Medical Knowledge Graph QA for Drug-Drug Interaction Prediction based on Multi-hop Machine Reading Comprehension
Peng Gao, Feng Gao, Jian-Cheng Ni, Yu Wang, Fei Wang
TL;DR
DDI prediction benefits from integrating cross-document biomedical knowledge with structured reasoning. MedKGQA combines a knowledge-fusion stage that embeds DrugBank and Reactome relations with a graph-reasoning stage that operates on a four-type heterogeneous graph using co-attention and multi-relational Graph Attention Networks. The approach achieves state-of-the-art accuracy on the MedHop dataset (e.g., a 64.8% test score, up from 60.3%), and ablations show the critical role of the reasoning graph and external knowledge.
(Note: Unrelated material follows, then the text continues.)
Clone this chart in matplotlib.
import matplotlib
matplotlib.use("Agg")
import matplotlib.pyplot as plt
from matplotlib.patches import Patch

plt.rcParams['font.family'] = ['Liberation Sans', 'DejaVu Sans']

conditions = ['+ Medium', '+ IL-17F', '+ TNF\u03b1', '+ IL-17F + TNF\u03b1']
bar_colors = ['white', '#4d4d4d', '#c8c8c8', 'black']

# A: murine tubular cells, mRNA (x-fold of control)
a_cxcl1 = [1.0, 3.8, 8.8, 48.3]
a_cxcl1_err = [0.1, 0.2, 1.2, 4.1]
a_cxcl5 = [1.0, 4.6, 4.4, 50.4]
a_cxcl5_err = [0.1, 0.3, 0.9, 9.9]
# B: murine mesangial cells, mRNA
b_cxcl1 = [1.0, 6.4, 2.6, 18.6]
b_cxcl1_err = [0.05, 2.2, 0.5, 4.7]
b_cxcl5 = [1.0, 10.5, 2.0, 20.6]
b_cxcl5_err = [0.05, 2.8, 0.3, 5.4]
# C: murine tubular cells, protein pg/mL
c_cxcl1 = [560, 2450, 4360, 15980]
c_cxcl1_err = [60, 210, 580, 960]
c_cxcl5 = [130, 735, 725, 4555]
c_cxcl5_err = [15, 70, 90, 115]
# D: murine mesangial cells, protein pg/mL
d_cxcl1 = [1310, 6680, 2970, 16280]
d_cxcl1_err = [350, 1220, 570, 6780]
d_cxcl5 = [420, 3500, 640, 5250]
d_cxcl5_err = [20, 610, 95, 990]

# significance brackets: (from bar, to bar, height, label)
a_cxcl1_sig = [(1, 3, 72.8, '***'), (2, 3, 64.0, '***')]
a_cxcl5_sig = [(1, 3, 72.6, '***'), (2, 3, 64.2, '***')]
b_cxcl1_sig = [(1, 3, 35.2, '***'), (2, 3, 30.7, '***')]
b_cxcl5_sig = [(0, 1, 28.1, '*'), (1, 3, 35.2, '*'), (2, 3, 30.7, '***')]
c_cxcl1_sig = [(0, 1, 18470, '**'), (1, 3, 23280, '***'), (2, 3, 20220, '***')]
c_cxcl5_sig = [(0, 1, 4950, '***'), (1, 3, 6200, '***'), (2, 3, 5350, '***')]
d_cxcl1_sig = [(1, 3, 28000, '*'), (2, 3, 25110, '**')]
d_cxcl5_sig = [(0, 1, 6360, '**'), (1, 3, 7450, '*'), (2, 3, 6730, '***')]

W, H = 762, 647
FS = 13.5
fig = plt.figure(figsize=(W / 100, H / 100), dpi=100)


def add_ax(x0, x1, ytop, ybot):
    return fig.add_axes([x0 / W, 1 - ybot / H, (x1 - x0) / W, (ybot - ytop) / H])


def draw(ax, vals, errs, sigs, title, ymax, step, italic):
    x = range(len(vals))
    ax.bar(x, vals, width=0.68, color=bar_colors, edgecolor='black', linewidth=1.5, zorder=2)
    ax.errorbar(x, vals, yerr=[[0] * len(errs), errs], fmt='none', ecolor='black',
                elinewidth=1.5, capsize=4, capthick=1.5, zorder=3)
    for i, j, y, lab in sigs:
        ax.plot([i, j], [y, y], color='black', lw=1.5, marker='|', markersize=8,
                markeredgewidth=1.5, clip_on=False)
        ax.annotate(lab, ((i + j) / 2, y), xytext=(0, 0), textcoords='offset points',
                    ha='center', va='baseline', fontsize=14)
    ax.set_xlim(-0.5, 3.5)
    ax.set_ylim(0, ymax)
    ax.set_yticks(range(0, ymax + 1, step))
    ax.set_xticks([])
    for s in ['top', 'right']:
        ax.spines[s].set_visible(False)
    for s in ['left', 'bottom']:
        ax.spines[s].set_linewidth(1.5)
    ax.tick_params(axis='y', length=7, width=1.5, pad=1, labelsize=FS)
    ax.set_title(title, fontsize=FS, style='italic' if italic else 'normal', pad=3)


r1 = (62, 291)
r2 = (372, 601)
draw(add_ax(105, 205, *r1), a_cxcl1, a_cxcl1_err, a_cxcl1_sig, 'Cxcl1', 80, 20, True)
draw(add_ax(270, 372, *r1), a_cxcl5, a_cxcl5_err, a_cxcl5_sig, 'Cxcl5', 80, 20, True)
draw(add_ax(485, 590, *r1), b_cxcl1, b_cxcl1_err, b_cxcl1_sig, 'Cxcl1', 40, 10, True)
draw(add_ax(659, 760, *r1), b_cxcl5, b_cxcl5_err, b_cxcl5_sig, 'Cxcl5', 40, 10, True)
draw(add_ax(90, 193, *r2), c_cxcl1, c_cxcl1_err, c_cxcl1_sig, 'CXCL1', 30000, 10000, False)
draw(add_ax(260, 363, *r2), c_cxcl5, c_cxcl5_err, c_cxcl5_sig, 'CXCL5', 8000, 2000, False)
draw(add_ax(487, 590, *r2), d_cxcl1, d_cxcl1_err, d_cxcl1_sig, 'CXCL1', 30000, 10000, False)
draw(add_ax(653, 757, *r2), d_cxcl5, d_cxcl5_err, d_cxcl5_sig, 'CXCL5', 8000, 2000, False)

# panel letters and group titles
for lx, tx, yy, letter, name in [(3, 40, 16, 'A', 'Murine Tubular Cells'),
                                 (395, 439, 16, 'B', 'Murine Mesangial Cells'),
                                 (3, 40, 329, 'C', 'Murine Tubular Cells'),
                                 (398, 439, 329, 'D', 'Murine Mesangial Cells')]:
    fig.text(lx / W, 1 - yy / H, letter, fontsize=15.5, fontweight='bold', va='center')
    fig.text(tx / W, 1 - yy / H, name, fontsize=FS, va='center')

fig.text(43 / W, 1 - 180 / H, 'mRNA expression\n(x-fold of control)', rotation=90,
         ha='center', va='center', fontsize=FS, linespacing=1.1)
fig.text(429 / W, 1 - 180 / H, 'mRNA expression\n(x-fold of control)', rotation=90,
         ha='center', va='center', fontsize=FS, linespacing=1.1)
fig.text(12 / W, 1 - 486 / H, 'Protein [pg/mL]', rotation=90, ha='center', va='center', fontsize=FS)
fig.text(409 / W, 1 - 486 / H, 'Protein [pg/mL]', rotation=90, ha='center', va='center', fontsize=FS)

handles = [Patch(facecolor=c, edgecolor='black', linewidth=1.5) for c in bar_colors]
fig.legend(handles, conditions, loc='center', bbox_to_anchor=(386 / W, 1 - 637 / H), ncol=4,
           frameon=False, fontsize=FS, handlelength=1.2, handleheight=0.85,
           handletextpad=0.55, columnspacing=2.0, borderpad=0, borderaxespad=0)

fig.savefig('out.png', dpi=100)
The work demonstrates the feasibility and value of fusing KB embeddings with graph-based MRC for biomedical QA, with visualization supporting interpretability and potential extension to other closed domains. It offers practical impact by enabling more accurate, knowledge-aware DDI prediction and lays groundwork for broader applications in law, physics, and beyond.
Abstract
Drug-drug interaction prediction is a crucial issue in molecular biology. Traditional methods of observing drug-drug interactions through medical experiments require significant resources and labor. This paper presents a medical knowledge graph question answering model, dubbed MedKGQA, that predicts drug-drug interaction by employing machine reading comprehension from closed-domain literature and constructing a knowledge graph of drug-protein triplets from open-domain documents. The model vectorizes the drug-protein target attributes in the graph using entity embeddings and establishes directed connections between drug and protein entities based on the metabolic interaction pathways of protein targets in the human body. This aligns multiple external knowledge and applies it to learn the graph neural network. Without bells and whistles, the proposed model achieved a 4.5% improvement in terms of drug-drug interaction prediction accuracy compared to previous state-of-the-art models on the Qangaroo MedHop dataset. Experimental results demonstrate the efficiency and effectiveness of the model and verify the feasibility of integrating external knowledge in machine reading comprehension tasks.